Akcja rozkręca się powoli, co dla mnie powinno być stałym punktem gatunku. Taki zabieg pozwala nam wgryźć się w postaci, lepiej ich poznać, żeby z czasem wiedzieć komu kibicujemy. Plusem powieści jest fakt, że nic nie ma podanego na tacy. I choć im bliżej końca, tym jaśniej, czyta się naprawdę dobrze. Monroe balansuje wątkami, wprowadzając takie elementy które odwracając uwagę, przenoszą punkt zainteresowania, a jak wracasz na właściwe towary zastajesz bum!

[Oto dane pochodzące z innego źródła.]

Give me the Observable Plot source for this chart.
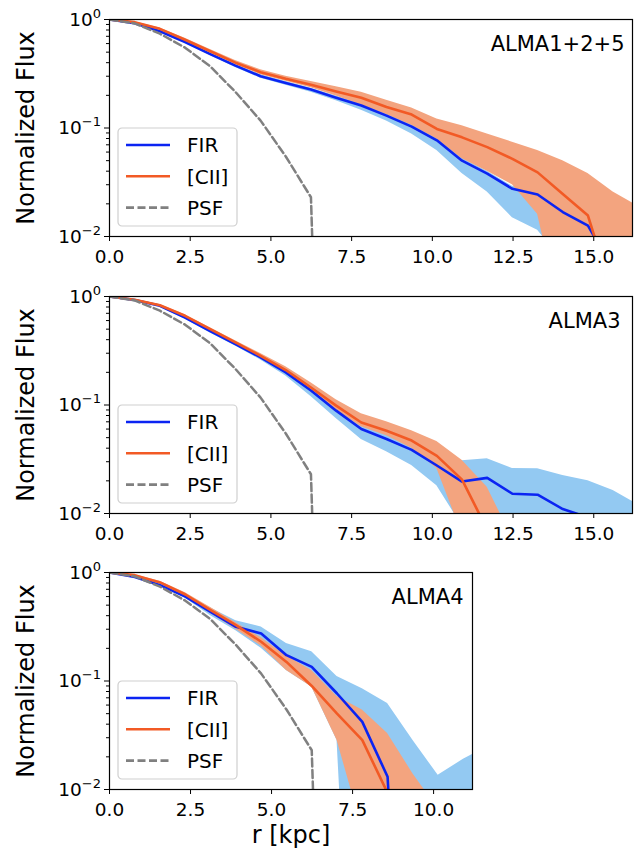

I kompletną rozsypkę. Jest dobrze. Ale i jest tego dużo: od żałobnych halucynacji, przez wywiadowcze służby, tajemne organizacje, szpiegowskie akcje, po tajemnicze stowarzyszenia zaszyte gdzieś w starej bazie wojskowej, która rekrutując najlepszych zmienia ich tożsamość. Do tego dochodzi niejasna i do końca zbadana przeszłość ojca Rosy, która trzeba przyznać otworzyła w jej życiu wiele furtek.
Jedno co pozostawia rysę, to zakończenie. Jak dla mnie finał powieści trochę przesadzony, przywodzący na myśl filmy klasy B, ze spektakularnych finałem i udziałem jakiegoś-hero, a ostatnie kartki mocno cukierkowe. Jakby zabrakło pomysłu. Z drugiej strony nie można wiele wymagać jeżeli przez ponad czterysta stron to napięcie trzymało poziom.
Książkę dosłownie połknęłam. Dobra porcja rozrywki na wiosenno-letnie leniuchowanie. Fanom gatunku szczerze polecam, a i myślę że osoby lubujące się w innych książkach, w „Znajdź mnie” znajdą coś dla siebie. I choć nie jest to książka super wybitna i nie wiem czy na długo zapadnie w pamięć, to nie ukrywam czyta się świetnie, a o to w czytaniu przecież chodzi. I tu sprawdza się teza, że dobry POMYSŁ na opowieść to połowa sukcesu.